“Where do I hope to be in 2010? A nurse, a mother, a wife and friend. Healthy. Happy. And working to live not living to work while I watch Spawn and Chica blossom and grow. Spending more time with my husband of many years by then and watching D be the successful artist I know he can become.”
So , its 2010. I am still a wife, mother, friend and yes ladies and germs, a nurse. I am bored and reading my old entries having no idea why anyone reads my crap-I mean, come on-there is free porn on the web? Whatever.
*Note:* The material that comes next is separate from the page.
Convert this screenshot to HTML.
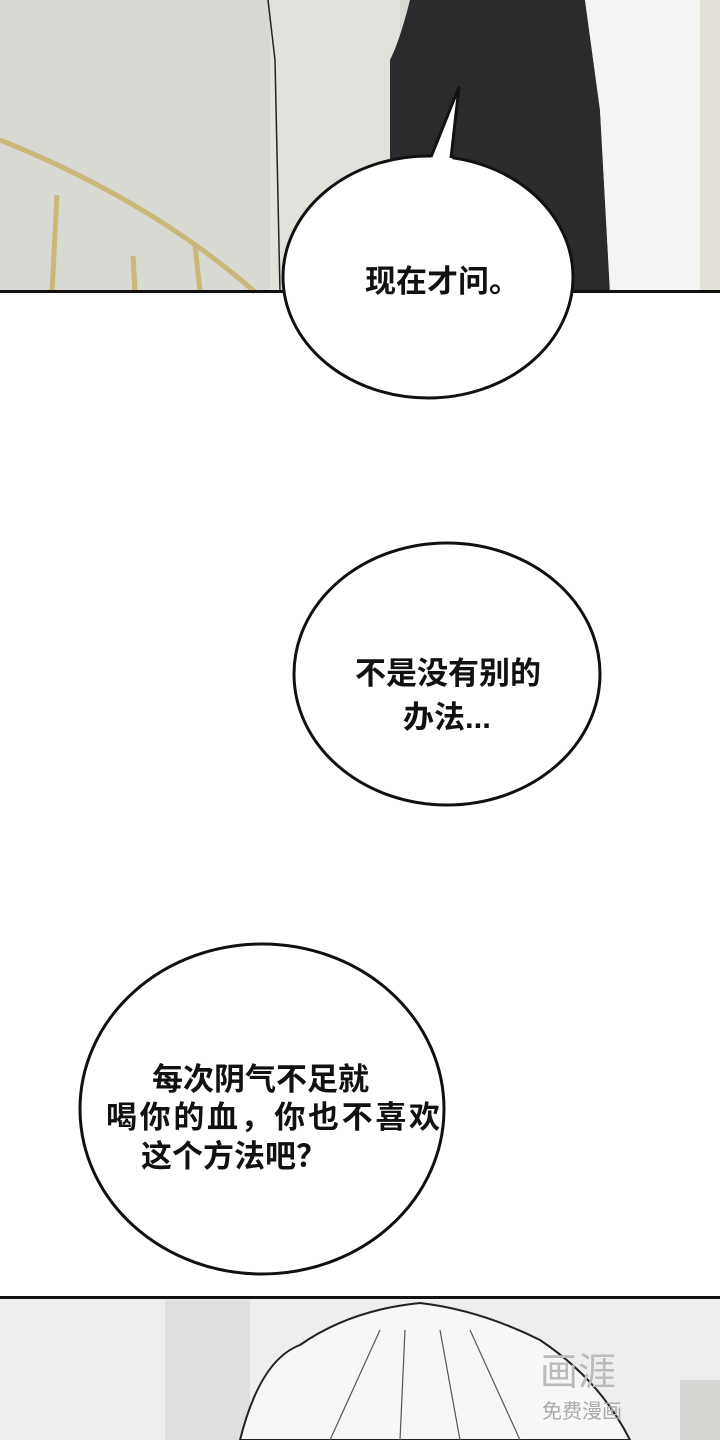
<!DOCTYPE html>
<html><head><meta charset="utf-8"><style>
html,body{margin:0;padding:0;background:#fff;}
svg{display:block;}
text{font-family:"Liberation Sans","Noto Sans CJK SC",sans-serif;font-weight:bold;font-size:31px;fill:#111;}
</style></head><body>
<svg width="720" height="1440" viewBox="0 0 720 1440" xmlns="http://www.w3.org/2000/svg">
<rect x="0" y="0" width="720" height="292" fill="#d9d9d3"/>
<rect x="270" y="0" width="130" height="292" fill="#e2e2dc"/>
<path d="M268 0 L275 60 L280 292" stroke="#222" stroke-width="1.5" fill="none"/>
<path d="M390 60 Q400 40 410 0 L585 0 L600 110 L610 292 L390 292 Z" fill="#2b2b2e"/>
<path d="M585 0 L600 110 L610 292 L640 292 L700 292 L715 260 L700 0 Z" fill="#f4f4f4"/>
<rect x="700" y="0" width="20" height="292" fill="#e3e0d8"/>
<path d="M0 140 Q150 200 255 292" stroke="#c9b87a" stroke-width="5" fill="none"/>
<path d="M57 195 L52 292 M133 256 L135 292 M195 245 L200 292" stroke="#c9b87a" stroke-width="5" fill="none"/>
<rect x="0" y="290" width="720" height="3" fill="#111"/>
<ellipse cx="428" cy="277" rx="145" ry="121" fill="#fff" stroke="#111" stroke-width="3"/>
<path d="M430 160 L459 87 L452 162 Z" fill="#fff"/>
<path d="M431 157 L459 87 L451 158" stroke="#111" stroke-width="3" fill="none"/>
<text x="365" y="292">现在才问。</text>
<ellipse cx="447" cy="674" rx="153" ry="131" fill="#fff" stroke="#111" stroke-width="3"/>
<text x="355" y="684">不是没有别的</text>
<text x="403" y="728">办法...</text>
<ellipse cx="262" cy="1109" rx="182" ry="165" fill="#fff" stroke="#111" stroke-width="3"/>
<text x="152" y="1090">每次阴气不足就</text>
<text x="106" y="1128" textLength="334">喝你的血，你也不喜欢</text>
<text x="141" y="1167">这个方法吧？</text>
<rect x="0" y="1298" width="720" height="142" fill="#eeeeee"/>
<rect x="165" y="1300" width="85" height="140" fill="#e0e0e0"/>
<rect x="680" y="1380" width="40" height="60" fill="#d8d6d2"/>
<path d="M240 1440 Q260 1360 300 1345 Q350 1310 420 1303 Q480 1310 540 1340 Q600 1380 630 1440 Z" fill="#f7f7f7" stroke="#222" stroke-width="2"/>
<path d="M330 1440 L380 1330 M400 1440 L405 1330 M460 1440 L440 1330 M520 1440 L470 1330" stroke="#555" stroke-width="1.2" fill="none"/>
<rect x="0" y="1296" width="720" height="3" fill="#111"/>
<text x="540" y="1385" style="font-size:38px;fill:#bbb;font-weight:normal">画涯</text>
<text x="542" y="1418" style="font-size:20px;fill:#aaa;font-weight:normal">免费漫画</text>
</svg>
</body></html>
That was two years ago and I can’t believe how much things have changed in my life and the lives of those close to me. I would loose an entire family to murder, see multiple friends go through divorces, see one parent bury their adult child who overdosed, graduate school and start working as a RN, meet and acquire new friends I now see I could not live without, make some brilliant and some stupid mistakes of my own that I do not care to share, one cat die, get a new kitten, dye my hair blond and back to brown again, start using wrinkle cream gawd help me, buy not one but two pairs of skinny jeans-the name it self is an oxymoron which I kinda of love, watch Spawn and Chicapoo grow up so much and loose most of myself with the fear that it all might be gone forever.
I will be 39 in two months exactly (jewelry is always a good gift, thanks for being so thoughtful) and I am too old to be young and too young to feel this old.
Have been so busy running the race that when I stopped and looked around I could not and can not believe this is where I am.
Where ever you turn around there is your life, right where you left.